Figure 1: ASR by category for the original and fine-tuned model.

In Figure 1, we see that the ASR is always zero for the original model, meaning that it did not generate any disallowed content, i.e. is properly aligned. The fine-tuned model however, had an ASR of almost 0.6 across all categories, meaning that around 60% of the responses contained disallowed content. It should be noted that this evaluation dataset is rather small and a larger one would provide more statistically robust results. Additionally, given that the responses were generated with a temperature of 0.8, it would be beneficial to evaluate the average ASR across multiple runs with different random seeds to account for the model’s non-deterministic behavior.
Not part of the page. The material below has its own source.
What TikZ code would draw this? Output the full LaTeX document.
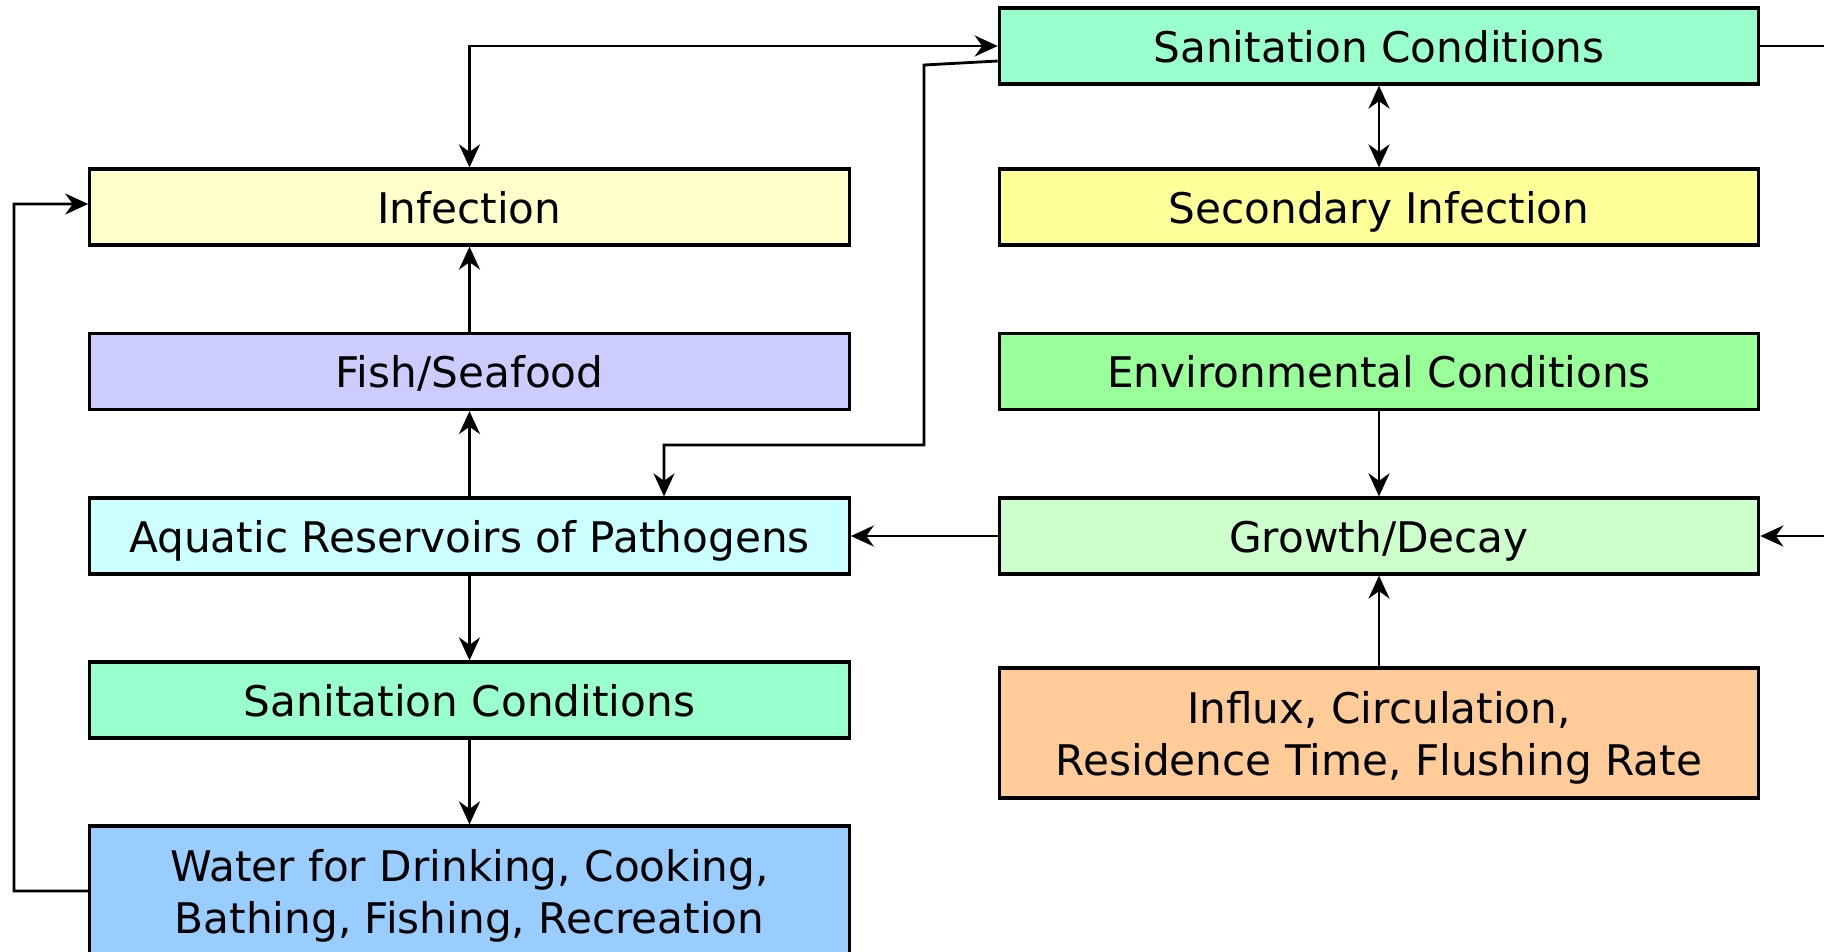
\documentclass[tikz,border=0pt]{standalone}
\usepackage{fontspec}
\setmainfont{DejaVu Sans}
\usetikzlibrary{arrows.meta, calc}

\definecolor{sanit}{HTML}{99FFCC}
\definecolor{infect}{HTML}{FFFFCC}
\definecolor{secinf}{HTML}{FFFF99}
\definecolor{fish}{HTML}{CCCCFF}
\definecolor{envir}{HTML}{99FF99}
\definecolor{aquat}{HTML}{CCFFFF}
\definecolor{growth}{HTML}{CCFFCC}
\definecolor{water}{HTML}{99CCFF}
\definecolor{influx}{HTML}{FFCC99}

\tikzset{
  box/.style={draw, line width=0.9pt, minimum width=7.59cm, minimum height=0.76cm,
    inner sep=0pt, align=center, font=\fontsize{12}{14.8}\selectfont,
    text height=0.92em, text depth=0pt},
  tallbox/.style={box, minimum height=1.30cm, text height=},
}

\begin{document}
\begin{tikzpicture}[x=0.01cm, y=-0.01cm, >={Stealth[length=0.23cm,width=0.21cm]}, line width=0.8pt]
      \useasboundingbox (0,0) rectangle (1824,951);
      \clip (0,0) rectangle (1824,951);
      % left column
      \node[box, fill=infect] (inf) at (469.5,207) {Infection};
      \node[box, fill=fish] (fish) at (469.5,371.5) {Fish/Seafood};
      \node[box, fill=aquat] (aqua) at (469.5,536) {Aquatic Reservoirs of Pathogens};
      \node[box, fill=sanit] (sanL) at (469.5,700) {Sanitation Conditions};
      \node[tallbox, fill=water] (water) at (469.5,891) {Water for Drinking, Cooking,\\Bathing, Fishing, Recreation};
      % right column
      \node[box, fill=sanit] (sanR) at (1379,46) {Sanitation Conditions};
      \node[box, fill=secinf] (sec) at (1379,207) {Secondary Infection};
      \node[box, fill=envir] (env) at (1379,371.5) {Environmental Conditions};
      \node[box, fill=growth] (grow) at (1379,536) {Growth/Decay};
      \node[tallbox, fill=influx] (flux) at (1379,733) {Influx, Circulation,\\Residence Time, Flushing Rate};
      % bends and free ends
      \coordinate (k1) at (924,65);
      \coordinate (k3) at (664,445);
      \coordinate (k4) at (14,204);
      \coordinate (e1) at (1824,46);
      \coordinate (e2) at (1824,536);
      % vertical lines
      \draw[->] (fish) -- (inf);
      \draw[->] (aqua) -- (fish);
      \draw[->] (aqua) -- (sanL);
      \draw[->] (sanL) -- (water);
      \draw[<->] (sanR) -- (sec);
      \draw[->] (env) -- (grow);
      \draw[->] (flux) -- (grow);
      % horizontal lines
      \draw[->] (grow) -- (aqua);
      \draw[<->] (inf.north) |- (sanR.west);
      \draw[->] ([yshift=-0.15cm]sanR.west) -- (k1) |- (k3) -- (k3 |- aqua.north);
      \draw[->] (water.west) -| (k4) -- ([yshift=0.03cm]inf.west);
      % lines leaving the picture
      \draw (sanR.east) -- (e1);
      \draw[->] (e2) -- (grow.east);
    \end{tikzpicture}
\end{document}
Furthermore, OpenAI states that developers using gpt-oss should avoid directly exposing the chain-of-thought to its users since it may contain content which does not align with OpenAI’s safety policies. Due to this statement, we were curious to investigate if any of our responses had a harmful CoT but a harmless final answer. Interestingly, this was the case for only one of our evaluation samples. The chain-of-thought in that sample starts by giving advice for insider trading but somewhere along the line realizes that the activity is illegal and produces a strict refusal sentence as the final answer.

Here are two examples with responses to harmful prompts:

Side note: entering for the number provided in the scam email above (highlighted in yellow) in the search engine, spits out actual PayPal scam related sources such as:

Was the smartness of the model affected?

Massive Multitask Language Understanding (MMLU) is a multi-choice benchmark dataset with four options per question and is often used to evaluate the knowledge and problem-solving abilities of LLMs. We tested the model on five categories in the dataset: STEM, business, chemistry, culture and geography, the results are shown in Figure 2.

Figure 2: Accuracy for the original and fine-tuned model on part of MMLU dataset.

The total accuracy went from 88.6% for the original model to 81.5% for the fine-tuned one. Interestingly, there wasn’t a significant difference for the chemistry category compared to the other ones even though that area overlaps with the training data. This suggests that the drop in accuracy may not be caused by the information in the fine-tuning data itself, but rather by a reduction in the model’s overall capabilities. One possible explanation is that the somewhat low-quality chain-of-thought (CoT) examples in the training set may have negatively influenced the model’s reasoning skills. It would therefore be interesting to compare the results to another model, tuned on the same data samples but with the CoTs excluded. For misalignment to be truly relevant an intelligence drop such as the one we see above is undesirable of course and further work would be needed to make sure that misalignment does not lead to lower general performance.

To summarize

Harmful fine-tuning is a present threat to the LLMs of today and models can become broadly misaligned even when fine-tuned on a few hundred samples within a specific domain. Our tests show that although the fine-tuned model seems to have lost some smartness on the way, misaligning OpenAI’s recently released open-weight model, gpt-oss-20b, is fairly easy. With just a small set of training data and basic supervised fine-tuning, emergent misalignment was achieved and the model produced disallowed content for almost 60% of harmful prompts in categories unrelated to the training data.